The Wahhibism that emerged from the influence of Arab Nazis is an incredibly deadly combination of Nazism and allegedly fundamentalist Islamic teachings of Muhammad Ibn Abdul Wahhab, the mid-18th century itinerant preacher who allied with the House of Saud and sought to purify Islam of all earlier "innovations," as Mehdi explains.

For readers who don't know about the history of the American government's involvement with the Brothers and Arab Nazism, John Loftus a former U.S. Department of Justice prosecutor and Army intelligence officer, gave a crash course during a 2012 interview for Infowars Channel. The interview as posted to YouTube. It remains the best introduction to the topic:




The first half of the discussion regards the collaboration between the Nazi regime and American financiers and businesspeople in years running up to and throughout War War II; the part about Arab Nazism starts at the 32:16 minute mark.

For Americans who will horrified by the revelations about the collaboration with Hitler, John is covering a great deal of ground during the hour-long interview, so he doesn't go into the history of world trade around the turn of the previous century. But in brief the collaboration started out as a good thing -- except from the viewpoint of the British Empire. It turned bad when the Americans pouring money into German manufacturing realized that Hitler was building a war machine.

From that point on, fear of losing vast sums of invested money and plunging the world into another economic depression, and cowardice and greed, overcame conscience and common sense, just as it did with the Vatican, which was also in deep with the Nazi government before Hitler showed his hand. (John briefly mentions the Vatican angle during the interview.)

But the lesson of the story, then and now, is that it doesn't pay to collaborate with evil -- a lesson that my government, and the British government, and the European powers have yet to learn.

The biggest part of the lesson is that once an evil situation spreads it roots, one can't uproot it by pointing a finger at the door and saying, "Go."

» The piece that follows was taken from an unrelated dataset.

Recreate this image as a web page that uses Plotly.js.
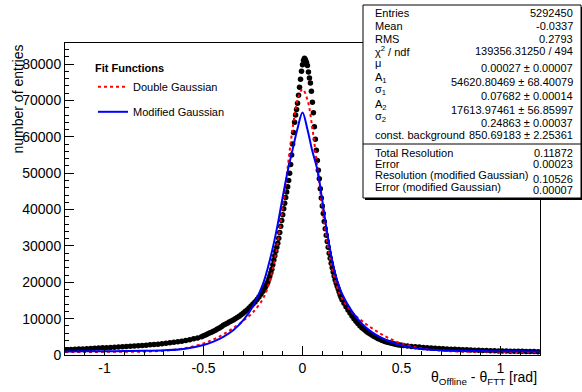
<!DOCTYPE html>
<html>
<head>
<meta charset="utf-8">
<script src="https://cdn.plot.ly/plotly-3.0.1.min.js"></script>
<style>html,body{margin:0;padding:0;background:#fff;}#plot{width:582px;height:392px;}</style>
</head>
<body>
<div id="plot"></div>
<script>
// ---- data ----
const xData = [
 -1.19,-1.17,-1.15,-1.13,-1.11,-1.09,-1.07,-1.05,-1.03,-1.01,-0.99,-0.97,-0.95,-0.93,-0.91,-0.89,-0.87,-0.85,-0.83,-0.81,-0.79,-0.77,-0.75,-0.73,-0.71,-0.69,-0.67,-0.65,-0.63,-0.61,-0.59,-0.57,-0.55,-0.53,-0.51,
 -0.50,-0.49,-0.48,-0.47,-0.46,-0.45,-0.44,-0.43,-0.42,-0.41,-0.40,-0.39,-0.38,-0.37,-0.36,-0.35,-0.34,-0.33,-0.32,-0.31,-0.30,-0.29,-0.28,-0.27,-0.26,-0.25,-0.24,-0.23,-0.22,-0.21,
 -0.200,-0.195,-0.190,-0.185,-0.180,-0.175,-0.170,-0.165,-0.160,-0.155,-0.150,-0.145,-0.140,-0.135,-0.130,-0.125,-0.120,-0.115,-0.110,-0.105,-0.100,-0.095,-0.090,-0.085,-0.080,-0.075,-0.070,-0.065,-0.060,-0.055,-0.050,-0.045,-0.040,-0.035,-0.030,-0.025,-0.020,-0.015,-0.010,-0.005,
 0.000,0.005,0.010,0.015,0.020,0.025,0.030,0.035,0.040,0.045,0.050,0.055,0.060,0.065,0.070,0.075,0.080,0.085,0.090,0.095,0.100,0.105,0.110,0.115,0.120,0.125,0.130,0.135,0.140,0.145,0.150,0.155,0.160,0.165,0.170,0.175,0.180,0.185,0.190,0.195,0.200,
 0.21,0.22,0.23,0.24,0.25,0.26,0.27,0.28,0.29,0.30,0.31,0.32,0.33,0.34,0.35,0.36,0.37,0.38,0.39,0.40,0.41,0.42,0.43,0.44,0.45,0.46,0.47,0.48,0.49,0.50,
 0.51,0.53,0.55,0.57,0.59,0.61,0.63,0.65,0.67,0.69,0.71,0.73,0.75,0.77,0.79,0.81,0.83,0.85,0.87,0.89,0.91,0.93,0.95,0.97,0.99,1.01,1.03,1.05,1.07,1.09,1.11,1.13,1.15,1.17,1.19
];
const yData = [
 1470,1520,1570,1620,1670,1730,1790,1850,1910,1970,2020,2080,2140,2200,2260,2330,2400,2470,2550,2620,2700,2790,2880,2980,3090,3210,3340,3480,3640,3810,4000,4210,4440,4690,5050,
 5300,5530,5770,6020,6280,6550,6840,7140,7450,7780,8150,8450,8750,9050,9350,9650,9950,10300,10650,11050,11500,11950,12400,12900,13450,14000,14600,15250,15950,16700,
 17500,17950,18450,18950,19500,20100,20900,21700,22600,23600,24800,26100,27300,28500,29600,30700,32100,33700,35400,37000,38600,40200,41700,43300,44800,46300,48000,50000,52400,55000,58000,61200,64000,66000,67500,69200,71400,73600,75800,78000,
 79800,81000,81600,81200,80500,79600,77800,76200,74800,72500,69500,66600,62800,59300,56300,53500,50800,48500,45700,43200,41000,38900,36700,34700,32900,31200,29600,28000,26600,25200,24000,22800,21700,20700,19800,19000,18200,17400,16600,15900,15200,
 14200,13300,12400,11550,10750,10000,9300,8650,8050,7500,7050,6600,6200,5820,5470,5150,4850,4570,4310,4070,3860,3670,3500,3340,3200,3070,2950,2840,2740,2650,
 2600,2480,2370,2270,2180,2090,2000,1920,1850,1780,1720,1660,1600,1550,1500,1450,1410,1370,1330,1290,1250,1220,1190,1160,1130,1100,1080,1060,1040,1020,1000,980,960,940,920
];
const xFit = [-1.2,-1.1,-1.0,-0.9,-0.8,-0.7,-0.6,-0.5,-0.45,-0.4,-0.35,-0.3,-0.25,-0.2,-0.175,-0.15,-0.125,-0.1,-0.075,-0.05,-0.025,0,
 0.025,0.05,0.075,0.1,0.125,0.15,0.175,0.2,0.25,0.3,0.35,0.4,0.45,0.5,0.6,0.7,0.8,0.9,1.0,1.1,1.2];
const yDoubleGauss = [850,850,860,880,950,1190,1810,3180,4270,5680,7390,9390,11750,15440,18680,23650,30900,40510,51590,62290,70180,73090,
 70180,62290,51590,40510,30900,23650,18680,15440,11750,9390,7390,5680,4270,3180,1810,1190,950,880,860,850,850];
const yModGauss = [980,1000,1030,1080,1150,1300,1650,2750,3700,5000,6800,9500,13500,19500,24000,29500,36000,43500,50500,56500,62300,66700,
 62000,56000,51000,42500,33500,26000,20500,16800,12000,8600,6300,4700,3500,2700,1650,1300,1150,1080,1030,1000,980];
const xTickVals = [-1,-0.5,0,0.5,1];
const xTickText = ['-1','-0.5','0','0.5','1'];
const legendNames = ['Double Gaussian','Modified Gaussian'];
const statLabels = ['Entries','Mean','RMS','χ<sup>2</sup> / ndf','μ','A<sub>1</sub>','σ<sub>1</sub>','A<sub>2</sub>','σ<sub>2</sub>','const. background',
 'Total Resolution','Error','Resolution (modified Gaussian)','Error (modified Gaussian)'];
const statValues = ['5292450','-0.0337','0.2793','139356.31250 / 494','0.00027 ± 0.00007','54620.80469 ± 68.40079','0.07682 ± 0.00014',
 '17613.97461 ± 56.85997','0.24863 ± 0.00037','850.69183 ± 2.25361','0.11872','0.00023','0.10526','0.00007'];

// ---- layout helpers (pixel -> paper) ----
const L=65, R=540, T=43, B=355;
const px = p => (p-L)/(R-L);
const py = p => (B-p)/(B-T);
const FONT = 'Liberation Sans, Arial, Helvetica, sans-serif';

const traces = [
 {x:xData, y:yData, type:'scatter', mode:'markers', showlegend:false,
  marker:{color:'black', size:5.5, line:{width:0}}},
 {x:xFit, y:yDoubleGauss, type:'scatter', mode:'lines', name:legendNames[0], legendgroup:'a',
  line:{color:'#ff0000', width:2, dash:'3px,3px', shape:'spline', smoothing:1}},
 {x:xFit, y:yModGauss, type:'scatter', mode:'lines', name:legendNames[1], legendgroup:'b',
  line:{color:'#0000ff', width:2, shape:'spline', smoothing:1}}
];

const labelY = [13,26,39,51,63,78,90,105,117,135,153,164,175,187];
const valueY = [13,26,39,51,68,82,96,110,123,135,153,164,179,190];
const annotations = [];
statLabels.forEach((t,i)=>{
  annotations.push({xref:'paper',yref:'paper',x:px(373),y:py(labelY[i]),xanchor:'left',yanchor:'middle',
    text:t,showarrow:false,font:{family:FONT,size:11,color:'black'}});
  annotations.push({xref:'paper',yref:'paper',x:px(575),y:py(valueY[i]),xanchor:'right',yanchor:'middle',
    text:statValues[i],showarrow:false,font:{family:FONT,size:11,color:'black'}});
});
annotations.push({xref:'paper',yref:'paper',x:px(17),y:py(43),xanchor:'center',yanchor:'top',textangle:-90,
  text:'number of entries',showarrow:false,font:{family:FONT,size:14,color:'black'}});
annotations.push({xref:'paper',yref:'paper',x:px(539),y:py(378),xanchor:'right',yanchor:'middle',
  text:'θ<sub>Offline</sub> - θ<sub>FTT</sub> [rad]',showarrow:false,font:{family:FONT,size:14,color:'black'}});

const shapes = [
 {type:'rect',xref:'paper',yref:'paper',x0:px(365),x1:px(583),y0:py(200),y1:py(7),fillcolor:'black',line:{width:0},layer:'above'},
 {type:'rect',xref:'paper',yref:'paper',x0:px(363),x1:px(581),y0:py(198),y1:py(5),fillcolor:'white',line:{color:'black',width:1},layer:'above'},
 {type:'line',xref:'paper',yref:'paper',x0:px(363),x1:px(581),y0:py(144),y1:py(144),line:{color:'black',width:1},layer:'above'}
];

const layout = {
 width:582, height:392,
 margin:{l:L, r:582-R, t:T, b:392-B, pad:0},
 paper_bgcolor:'white', plot_bgcolor:'white',
 font:{family:FONT, size:14, color:'black'},
 showlegend:true,
 legend:{x:px(93), y:py(58), xanchor:'left', yanchor:'top', bgcolor:'rgba(0,0,0,0)', borderwidth:0,
   font:{family:FONT,size:11,color:'black'}, tracegroupgap:6,
   title:{text:'<b>Fit Functions</b>', font:{family:FONT,size:11,color:'black'}}},
 xaxis:{range:[-1.2,1.2], tickvals:xTickVals, ticktext:xTickText, ticks:'inside', ticklen:9, tickwidth:1, tickcolor:'black',
   showline:true, linecolor:'black', linewidth:1, mirror:true, showgrid:false, zeroline:false,
   minor:{dtick:0.1, tick0:0, ticks:'inside', ticklen:4, tickcolor:'black', showgrid:false},
   tickfont:{family:FONT,size:14,color:'black'}},
 yaxis:{range:[0,85800], dtick:10000, tick0:0, tickformat:'d', ticks:'inside', ticklen:9, tickwidth:1, tickcolor:'black',
   showline:true, linecolor:'black', linewidth:1, mirror:true, showgrid:false, zeroline:false,
   minor:{dtick:2000, tick0:0, ticks:'inside', ticklen:4, tickcolor:'black', showgrid:false},
   tickfont:{family:FONT,size:14,color:'black'}},
 annotations:annotations,
 shapes:shapes
};

Plotly.newPlot('plot', traces, layout, {staticPlot:true, displayModeBar:false});
</script>
</body>
</html>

Which is to say that while the Mohammedans are stumbling toward a shakeout that spells doom for their religion as it exists today, the secular governments must look around and see the world has changed since the days when a handful of great powers had a corner on the deadliest weapons.  In today's world, "the enemy of my enemy is my friend" rationalization for collaborating with evil to achieve geostrategic objectives is also doom.